Unfortunately, a number of brands also undertake a similarly deceptive practice when it comes to behaving ethically towards people. A fashion company’s negative impacts on issues such as air and water quality, climate, and the environment can of course be detrimental for the people who rely on those things to live. But fashion can also hurt people in other ways. Unfair farming and mining practices to get materials, child labour, and exploitative or dangerous working conditions in clothing manufacturing facilities are all sadly common practice in today’s fashion industry. So in addition to finding a way to be environmentally safe, a fashion brand that wants to be ethical will also have to figure out how to change the status quo when it comes to how they treat the people affected by their business. Choosing production facilities that provide fair wages and a safe working environment is particularly hard for start-ups as it can mean spending time and money to visit and inspect factories in foreign countries. Some brands trying to ensure fair and safe manufacturing for their products make the choice to produce their lines in places like the U.K. or the U.S. that have better labour standards.
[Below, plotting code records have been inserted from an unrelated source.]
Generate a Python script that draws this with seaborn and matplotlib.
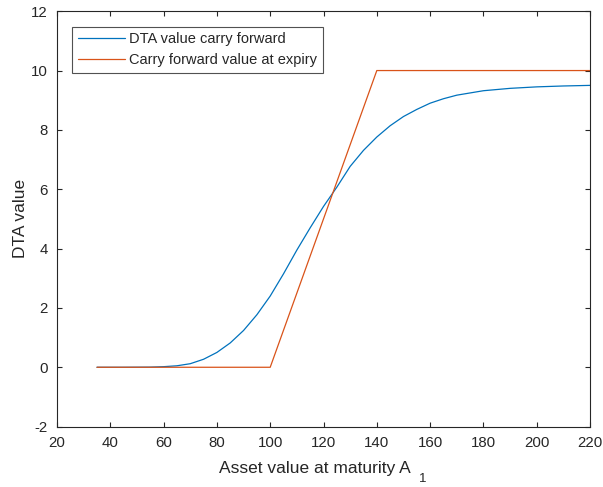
import numpy as np
import pandas as pd
import matplotlib
matplotlib.use("Agg")
import matplotlib.pyplot as plt
import seaborn as sns

# values
asset_blue = [35, 45, 55, 60, 65, 70, 75, 80, 85, 90, 95, 100, 105, 110, 115, 120,
              125, 130, 135, 140, 145, 150, 155, 160, 165, 170, 180, 190, 200, 210, 220]
dta_carry = [0, 0, 0.005, 0.02, 0.05, 0.12, 0.27, 0.5, 0.82, 1.24, 1.77, 2.40, 3.15, 3.95,
             4.70, 5.42, 6.07, 6.77, 7.31, 7.76, 8.14, 8.45, 8.69, 8.90, 9.05, 9.17,
             9.32, 9.40, 9.45, 9.48, 9.50]

asset_orange = [35, 100, 140, 220]
carry_expiry = [0, 0, 10, 10]

sns.set_style("white")
plt.rcParams["font.family"] = ["Liberation Sans", "DejaVu Sans"]
plt.rcParams["axes.unicode_minus"] = False

df_blue = pd.DataFrame({"x": asset_blue, "y": dta_carry})
df_orange = pd.DataFrame({"x": asset_orange, "y": carry_expiry})

fig = plt.figure(figsize=(6.03, 4.87), dpi=100)
ax = fig.add_axes([0.0945, 0.124, 0.884, 0.853])

sns.lineplot(data=df_blue, x="x", y="y", ax=ax, color="#0072BD", lw=0.9,
             label="DTA value carry forward", estimator=None, sort=False)
sns.lineplot(data=df_orange, x="x", y="y", ax=ax, color="#D95319", lw=0.9,
             label="Carry forward value at expiry", estimator=None, sort=False)

ax.set_xlim(20, 220)
ax.set_ylim(-2, 12)
ax.set_xticks(np.arange(20, 221, 20))
ax.set_yticks(np.arange(-2, 13, 2))

axc = "#262626"
for s in ax.spines.values():
    s.set_visible(True)
    s.set_color(axc)
    s.set_linewidth(0.8)
ax.tick_params(direction="in", length=3.6, width=0.8, color=axc, labelcolor=axc,
               labelsize=10.8, pad=6.5, top=True, right=True, bottom=True, left=True)

ax.set_xlabel("Asset value at maturity A", fontsize=12.5, color=axc, labelpad=8)
ax.xaxis.label.set_x(0.484)
ax.annotate("1", xy=(1, 0), xycoords=ax.xaxis.label, xytext=(5.5, -4.6),
            textcoords="offset points", ha="left", va="baseline",
            fontsize=9.5, color=axc)
ax.set_ylabel("DTA value", fontsize=12.5, color=axc, labelpad=2)

leg = ax.legend(loc="upper left", fontsize=10.5, frameon=True, fancybox=False,
                edgecolor=axc, borderaxespad=1.05, handlelength=3.2,
                handletextpad=0.3, labelspacing=0.45, borderpad=0.4)
leg.get_frame().set_linewidth(0.8)

fig.savefig("out.png", dpi=100)
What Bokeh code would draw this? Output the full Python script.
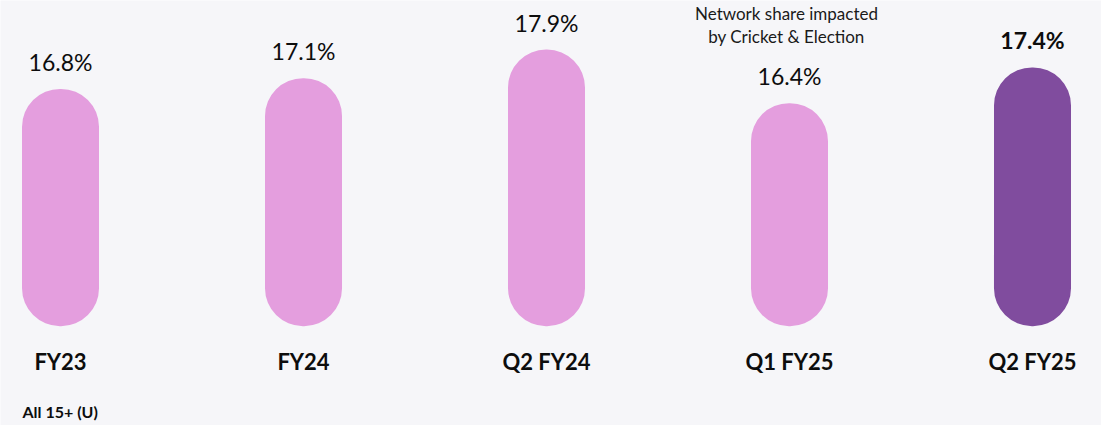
from bokeh.plotting import figure
from bokeh.models import Range1d, ColumnDataSource
from bokeh.core.properties import value
from bokeh.embed import file_html
from bokeh.resources import INLINE

# ---- data ----
categories = ["FY23", "FY24", "Q2 FY24", "Q1 FY25", "Q2 FY25"]
shares = [16.8, 17.1, 17.9, 16.4, 17.4]
share_labels = ["16.8%", "17.1%", "17.9%", "16.4%", "17.4%"]
highlight = [False, False, False, False, True]
note_lines = ["Network share impacted", "by Cricket & Election"]
note_index = 3
footnote = "All 15+ (U)"
baseline = 10.17

PINK = "#E49EDE"
PURPLE = "#804C9E"
BG = "#f6f6f9"
FONT = "Lato"

X0, X1 = -0.247, 4.284
Y0, Y1 = 7.397, 19.269

xs = list(range(len(categories)))
colors = [PURPLE if h else PINK for h in highlight]
weights = ["bold" if h else "normal" for h in highlight]

src = ColumnDataSource(dict(x=xs, top=shares, bottom=[baseline] * len(xs),
                            color=colors, label=share_labels, cat=categories,
                            weight=weights))

p = figure(width=1101, height=425, output_backend="svg", toolbar_location=None,
           x_range=Range1d(X0, X1), y_range=Range1d(Y0, Y1),
           min_border=0, background_fill_color=BG, border_fill_color=BG)
p.axis.visible = False
p.grid.visible = False
p.outline_line_color = None

p.vbar(x="x", top="top", bottom="bottom", width=0.317, source=src,
       fill_color="color", line_color=None, border_radius=38)

p.text(x="x", y="top", text="label", source=src, y_offset=-27,
       text_align="center", text_baseline="middle", text_font=value(FONT),
       text_font_size="23px", text_font_style="weight", text_color="#0d0d0d")

p.text(x="x", y="bottom", text="cat", source=src, y_offset=35,
       text_align="center", text_baseline="middle", text_font=value(FONT),
       text_font_size="22px", text_font_style="bold", text_color="#0d0d0d")

# annotation above Q1 FY25
p.text(x=[xs[note_index]] * 2, y=[Y1] * 2, text=note_lines,
       y_offset=[13, 36], x_offset=[-3, -3],
       text_align="center", text_baseline="middle", text_font=value(FONT),
       text_font_size="17px", text_color="#1a1a1a")

# footnote
p.text(x=[X0], y=[Y0], text=[footnote], x_offset=22, y_offset=-14,
       text_align="left", text_baseline="middle", text_font=value(FONT),
       text_font_size="16px", text_font_style="bold", text_color="#0d0d0d")

open("out.html", "w").write(file_html(p, INLINE))
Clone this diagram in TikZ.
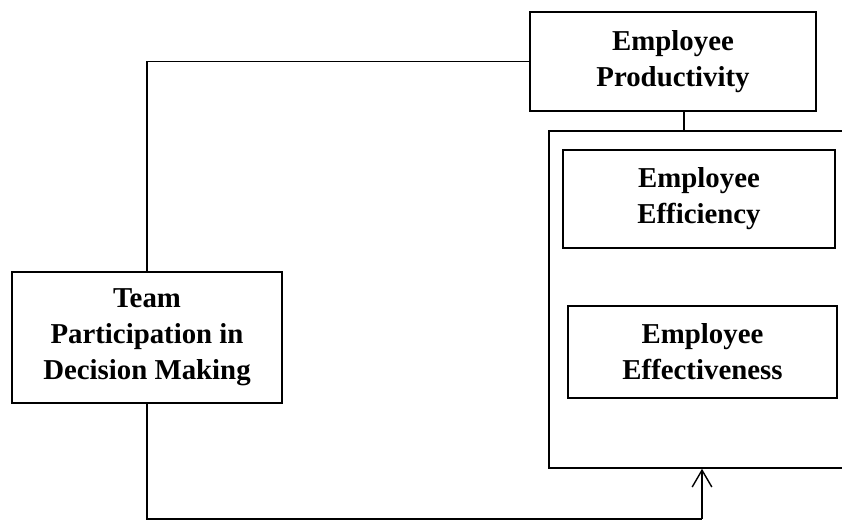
\documentclass[tikz,border=0pt]{standalone}
\usepackage{fontspec}
\setmainfont{Liberation Serif}
\usetikzlibrary{arrows.meta,positioning}
\tikzset{factorbox/.style={draw,rectangle,line width=1.1pt,align=center,inner sep=0pt,
        font=\fontsize{20.5}{25.5}\selectfont\bfseries},
    groupbox/.style={draw,rectangle,line width=1.1pt,inner sep=0pt},
    link/.style={line width=1pt},
    feedarrow/.style={link,-{Straight Barb[length=12pt,width=14pt]}}}

\begin{document}
\begin{tikzpicture}

\clip (0,0) rectangle (21.05,13.075);

\node (group) [groupbox,minimum width=7.825cm,minimum height=8.425cm] at (17.6375,5.5875) {};

\node (prod) [factorbox,minimum width=7.15cm,minimum height=2.475cm] at (16.825,11.5375) {Employee\\Productivity};
\node (effic) [factorbox,minimum width=6.8cm,minimum height=2.45cm] at (17.475,8.1) {Employee\\Efficiency};
\node (effect) [factorbox,minimum width=6.725cm,minimum height=2.3cm] at (17.5625,4.275) {Employee\\Effectiveness};

\node (team) [factorbox,minimum width=6.75cm,minimum height=3.275cm] at (3.675,4.6375) {Team\\Participation in\\Decision Making};

\coordinate (tap) at ([xshift=0.275cm]prod.south);
\coordinate (feed) at (17.55,0.1);

\draw [link] (team.north) |- (prod.west);
\draw [link] (tap) -- (tap |- group.north);
\draw [link] (team.south) |- (feed);
\draw [feedarrow] (feed) -- (feed |- group.south);

\end{tikzpicture}
\end{document}
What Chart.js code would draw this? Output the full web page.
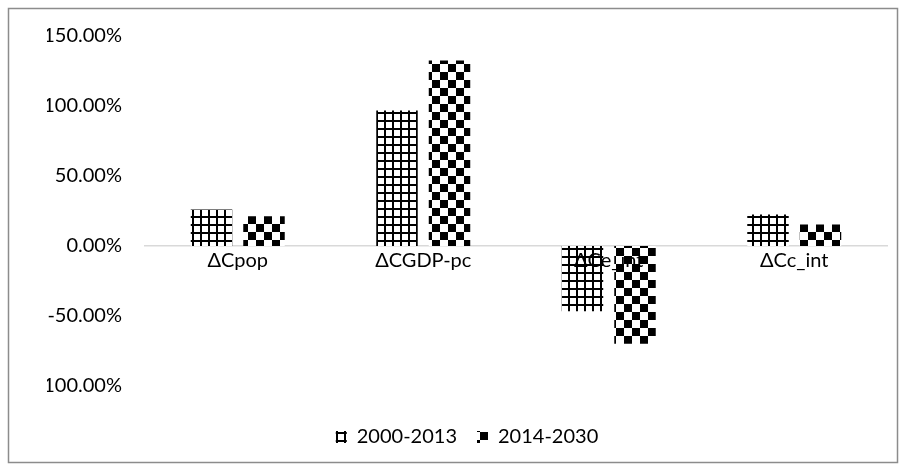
<!DOCTYPE html>
<html>
<head>
<meta charset="utf-8">
<script src="https://cdn.jsdelivr.net/npm/chart.js@4.4.1/dist/chart.umd.min.js"></script>
<style>
  html, body { margin: 0; padding: 0; background: #fff; }
  canvas { display: block; }
</style>
</head>
<body>
<canvas id="decompChart" width="906" height="471"></canvas>
<script>
"use strict";

// Contribution of each factor, in percent
const categories = ['\u0394Cpop', '\u0394CGDP-pc', '\u0394Ce_int', '\u0394Cc_int'];
const period1 = [26.1, 96.8, -46.6, 22.5];   // 2000-2013
const period2 = [21.3, 132.5, -69.8, 15.4];  // 2014-2030
const seriesNames = ['2000-2013', '2014-2030'];
const yTicks = [-100, -50, 0, 50, 100, 150];

const FONT = 'Lato, "Open Sans", "DejaVu Sans", sans-serif';

// Small grid hatching: 2px black lines every 8px
function makeGridPattern() {
  const c = document.createElement('canvas');
  c.width = 8; c.height = 8;
  const g = c.getContext('2d');
  g.fillStyle = '#fff';
  g.fillRect(0, 0, 8, 8);
  g.fillStyle = '#000';
  g.fillRect(0, 0, 2, 8);
  g.fillRect(0, 0, 8, 2);
  return g.createPattern(c, 'repeat');
}

// Checkerboard with 8px squares
function makeCheckerPattern() {
  const c = document.createElement('canvas');
  c.width = 16; c.height = 16;
  const g = c.getContext('2d');
  g.fillStyle = '#fff';
  g.fillRect(0, 0, 16, 16);
  g.fillStyle = '#000';
  g.fillRect(0, 0, 8, 8);
  g.fillRect(8, 8, 8, 8);
  return g.createPattern(c, 'repeat');
}

// White background and the outer frame
const frame = {
  id: 'frame',
  beforeDraw(chart) {
    const ctx = chart.ctx;
    ctx.save();
    ctx.fillStyle = '#fff';
    ctx.fillRect(0, 0, chart.width, chart.height);
    ctx.strokeStyle = '#8c8c8c';
    ctx.lineWidth = 1.5;
    ctx.strokeRect(8.5, 8.5, chart.width - 17, chart.height - 17);
    ctx.restore();
  }
};

const ctx = document.getElementById('decompChart').getContext('2d');

new Chart(ctx, {
  type: 'bar',
  data: {
    labels: categories,
    datasets: [
      {
        label: seriesNames[0],
        data: period1,
        backgroundColor: makeGridPattern(),
        borderWidth: 0
      },
      {
        label: seriesNames[1],
        data: period2,
        backgroundColor: makeCheckerPattern(),
        borderWidth: 0
      }
    ]
  },
  options: {
    responsive: false,
    animation: false,
    devicePixelRatio: 1,
    categoryPercentage: 0.566,
    barPercentage: 0.79,
    layout: {
      padding: { top: 36, left: 47, right: 19, bottom: 14 }
    },
    plugins: {
      tooltip: { enabled: false },
      legend: {
        position: 'bottom',
        title: {
          display: true,
          text: '',
          font: { size: 10 },
          padding: { top: 9, bottom: 0 }
        },
        labels: {
          boxWidth: 11,
          boxHeight: 12,
          padding: 20,
          color: '#000',
          font: { family: FONT, size: 20 }
        }
      }
    },
    scales: {
      x: {
        position: { y: 0 },
        grid: { display: false, drawTicks: false },
        border: { display: true, color: '#d9d9d9', width: 1.5 },
        ticks: {
          z: 1,
          color: '#000',
          padding: 3,
          font: { family: FONT, size: 20 }
        }
      },
      y: {
        min: -100,
        max: 150,
        afterBuildTicks(scale) {
          scale.ticks = yTicks.map(v => ({ value: v }));
        },
        afterFit(scale) {
          scale.width = 98;
        },
        grid: { display: false, drawTicks: false },
        border: { display: false },
        ticks: {
          color: '#000',
          padding: 23,
          font: { family: FONT, size: 20 },
          callback: v => v.toFixed(2) + '%'
        }
      }
    }
  },
  plugins: [frame]
});
</script>
</body>
</html>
But, these countries also have much higher labour costs so these brands then have to convince consumers that it really is worth it to spend more to buy locally made. This is a real marketing challenging given that the number of consumers who say they want to buy domestically made products is a lot higher than the number of people who will actually choose the more expensive local product off the rack when shopping.
For consumers it’s also challenging to stay committed to ethical buying when it seems almost impossible to make sense of all this and find products that don’t have a negative impact on people or planet. Luckily a few brands are out to change that. Here at Yala our main aim is to provide peace of mind to our customers. We will only work with production partners that pay their staff a fair, living wage and are committed to being socially and environmentally responsible.
There are several companies like ours who prove that there is a viable market for products that take ethical fashion seriously. As more and more consumers demand clothes, shoes, and accessories that they can honestly feel good about wearing, then that market will eventually grow. In the future hopefully we’ll see many more companies that can honestly label themselves ethical fashion brands.